Auch Marcel Fehrenbach würde wieder extra Urlaub nehmen, so wie früher. „Wir haben die Füchse, die Eisbären, Hertha und die Volleys – aber ein Tennis-Turnier, das fehlt uns“, sagt der Tennisfan. Fehrenbach nennt das Steffi-Graf-Stadion eine „Betonwüste“, und schüttelt den Kopf. Seit 2008, als die German Open zum letzten Mal auf der Anlage des LTTC Rot-Weiß stattfanden, ist die Stätte ungenutzt – abgesehen von der Speedminton-Weltmeisterschaft und eben den Internationalen Jugendmeisterschaften, die zum Teil im Stadion ausgetragen werden.

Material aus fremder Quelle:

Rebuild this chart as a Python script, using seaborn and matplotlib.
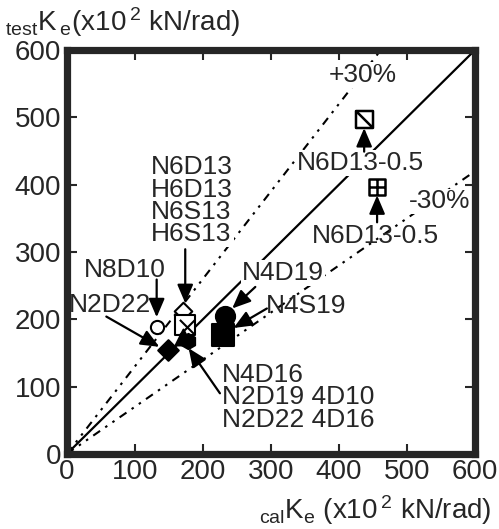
import numpy as np
import matplotlib
matplotlib.use('Agg')
import matplotlib.pyplot as plt
from matplotlib.path import Path
import seaborn as sns

# =========================================================
# DATA  (x = calKe, y = testKe, x10^2 kN/rad)
# =========================================================

ref_x = [0, 600]
ratio_lines = [1.0, 1.3, 0.7]

open_circle_x, open_circle_y = [132], [189]          # N8D10
open_diamond_x, open_diamond_y = [170], [213]        # N6D13 group
open_square_x, open_square_y = [174], [192]
cross_x, cross_y = [177], [188]
filled_diamond_x, filled_diamond_y = [149], [154]    # N2D22
filled_tri_x, filled_tri_y = [171], [174]            # N4D16 group
filled_hex_x, filled_hex_y = [178], [168]
filled_circle_x, filled_circle_y = [233], [205]      # N4D19
filled_square_x, filled_square_y = [229], [176]      # N4S19
sq_diag_x, sq_diag_y = [437], [497]                  # N6D13-0.5
sq_plus_x, sq_plus_y = [456], [397]                  # N6D13-0.5

ticks = [0, 100, 200, 300, 400, 500, 600]

# =========================================================
# STYLE
# =========================================================

sns.set_style('ticks')
plt.rcParams['font.family'] = ['Liberation Sans', 'DejaVu Sans']
plt.rcParams['mathtext.fontset'] = 'custom'
plt.rcParams['mathtext.rm'] = 'Liberation Sans'
plt.rcParams['mathtext.it'] = 'Liberation Sans'

FS = 19
TFS = 20

fig = plt.figure(figsize=(4.99, 5.29), dpi=100)
ax = fig.add_axes([0.134, 0.142, 0.818, 0.7635])

# reference lines
for r in ratio_lines:
    ys = [v * r for v in ref_x]
    if r == 1.0:
        sns.lineplot(x=ref_x, y=ys, color='black', lw=1.6, ax=ax, zorder=1)
    else:
        ax.plot(ref_x, ys, color='black', lw=1.5,
                linestyle=(0, (4, 3, 1.2, 3, 1.2, 3)), zorder=1)

# custom markers
sq_diag = Path(
    [(-1, -1), (1, -1), (1, 1), (-1, 1), (-1, -1), (-1, 1), (1, -1)],
    [Path.MOVETO, Path.LINETO, Path.LINETO, Path.LINETO, Path.CLOSEPOLY,
     Path.MOVETO, Path.LINETO]
)
sq_plus = Path(
    [(-1, -1), (1, -1), (1, 1), (-1, 1), (-1, -1),
     (0, -1), (0, 1), (-1, 0), (1, 0)],
    [Path.MOVETO, Path.LINETO, Path.LINETO, Path.LINETO, Path.CLOSEPOLY,
     Path.MOVETO, Path.LINETO, Path.MOVETO, Path.LINETO]
)


def pts(x, y, marker, s, fill, lw=1.5):
    sns.scatterplot(x=x, y=y, marker=marker, s=s, color=fill,
                    edgecolor='black', linewidth=lw, ax=ax, zorder=4,
                    legend=False)


pts(open_circle_x, open_circle_y, 'o', 90, 'white')
pts(open_diamond_x, open_diamond_y, 'D', 80, 'white')
pts(open_square_x, open_square_y, 's', 190, 'white')
pts(cross_x, cross_y, 'x', 120, 'black', lw=1.5)
pts(filled_diamond_x, filled_diamond_y, 'D', 110, 'black')
pts(filled_tri_x, filled_tri_y, '^', 130, 'black')
pts(filled_hex_x, filled_hex_y, 'h', 120, 'black')
pts(filled_circle_x, filled_circle_y, 'o', 190, 'black')
pts(filled_square_x, filled_square_y, 's', 260, 'black')
pts(sq_diag_x, sq_diag_y, sq_diag, 150, 'white', lw=1.8)
pts(sq_plus_x, sq_plus_y, sq_plus, 120, 'white', lw=1.8)

# =========================================================
# LABELS + ARROWS
# =========================================================

white = dict(facecolor='white', edgecolor='none', pad=0.5)
arr = dict(arrowstyle='-|>,head_length=0.7,head_width=0.3',
           color='black', lw=1.6, mutation_scale=16, shrinkA=0, shrinkB=0)

ax.text(435, 563, '+30%', fontsize=FS, ha='center', va='center',
        bbox=white, zorder=3)
ax.text(548, 375, '-30%', fontsize=FS, ha='center', va='center',
        bbox=white, zorder=3)

ax.text(431, 432, 'N6D13-0.5', fontsize=FS, ha='center', va='center',
        bbox=white, zorder=3)
ax.annotate('', xy=(437, 484), xytext=(437, 449), arrowprops=arr, zorder=5)

ax.text(453, 323, 'N6D13-0.5', fontsize=FS, ha='center', va='center',
        zorder=3)
ax.annotate('', xy=(456, 384), xytext=(456, 344), arrowprops=arr, zorder=5)

ax.text(124, 376, 'N6D13\nH6D13\nN6S13\nH6S13', fontsize=FS,
        ha='left', va='center', linespacing=0.92, bbox=white, zorder=3)
ax.annotate('', xy=(174, 224), xytext=(174, 304), arrowprops=arr, zorder=5)

ax.text(85, 273, 'N8D10', fontsize=FS, ha='center', va='center', zorder=3)
ax.annotate('', xy=(132, 203), xytext=(132, 259), arrowprops=arr, zorder=5)

ax.text(64, 221, 'N2D22', fontsize=FS, ha='center', va='center',
        bbox=white, zorder=3)
ax.annotate('', xy=(136, 159), xytext=(58, 204), arrowprops=arr, zorder=5)

ax.text(318, 269, 'N4D19', fontsize=FS, ha='center', va='center',
        bbox=white, zorder=3)
ax.annotate('', xy=(243, 216), xytext=(277, 248), arrowprops=arr, zorder=5)

ax.text(352, 219, 'N4S19', fontsize=FS, ha='center', va='center', zorder=3)
ax.annotate('', xy=(245, 187), xytext=(294, 216), arrowprops=arr, zorder=5)

ax.text(228, 84, 'N4D16\nN2D19 4D10\nN2D22 4D16', fontsize=FS,
        ha='left', va='center', linespacing=0.92, zorder=3)
ax.annotate('', xy=(179, 157), xytext=(225, 90), arrowprops=arr, zorder=5)

# =========================================================
# AXES
# =========================================================

ax.set_xlim(0, 600)
ax.set_ylim(0, 600)
ax.set_xticks(ticks)
ax.set_yticks(ticks)
ax.set_xticklabels([str(t) for t in ticks])
ax.set_yticklabels([str(t) for t in ticks])
ax.tick_params(direction='in', length=7, width=1.5, top=True, right=True,
               labelsize=TFS, pad=4)
for sp in ax.spines.values():
    sp.set_visible(True)
    sp.set_linewidth(5.2)
    sp.set_zorder(6)

fig.text(0.01, 0.958,
         r'$_{\rm test}$K$\,_{\rm e}$(x10$\,^{\rm 2}$ kN/rad)',
         fontsize=TFS, ha='left', va='center')
fig.text(0.985, 0.036,
         r'$_{\rm cal}$K$_{\rm e}$ (x10$\,^{\rm 2}$ kN/rad)',
         fontsize=TFS, ha='right', va='center')

fig.savefig('out.png', dpi=100)
plt.close()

Barbara Rittner und Klaus Eberhard aber geht es in diesen Tagen vor allem um das Jugendturnier. „Wer hier gewinnt, wird später einmal ein Weltklassespieler“, sagt Sportdirektor Eberhard und bezeichnet das Turnier als Wegweiser. Antonia Lottner, die Turniersiegerin des letzten Jahres, ist dieses Jahr nicht angetreten. Das sei zwar schade, erklärt Rittner, allerdings nicht anders möglich gewesen. Man habe sich gemeinsam mit der 17-Jährigen dazu entschieden, „wichtige Punkte bei den Damen zu holen“. Dafür hatte gleich am ersten Turniertag die 15-jährige Berlinerin Lena Rüffer auf sich aufmerksam gemacht, die sich im ersten Match gegen die ukrainische Turnierfavoritin Viktoria Luschkowa durchsetzen konnte, im zweiten Spiel allerdings an der Kolumbianerin Maria Gonzales scheiterte.

Fehrenbach aber erinnert sich lieber an die Zeiten, als er Steffi Graf auf den Berliner Courts die internationale Spitze des Damentennis bezwingen sah: „Bei Steffi sah alles so leicht aus. Wie sie sich auf dem Platz bewegte, war einmalig“, erinnert er sich. Im vergangenen Jahr hat er die Nachwuchshoffnung Antonia Lottner an der Hundekehle spielen gesehen und war durchaus beeindruckt. „Aber so eine wie die Steffi, so eine wird es so schnell nicht mehr geben. Sie war ein Jahrhunderttalent“, sagt er und schaut hinüber zum Stadion. Heute Abend schaut er wieder Fußball.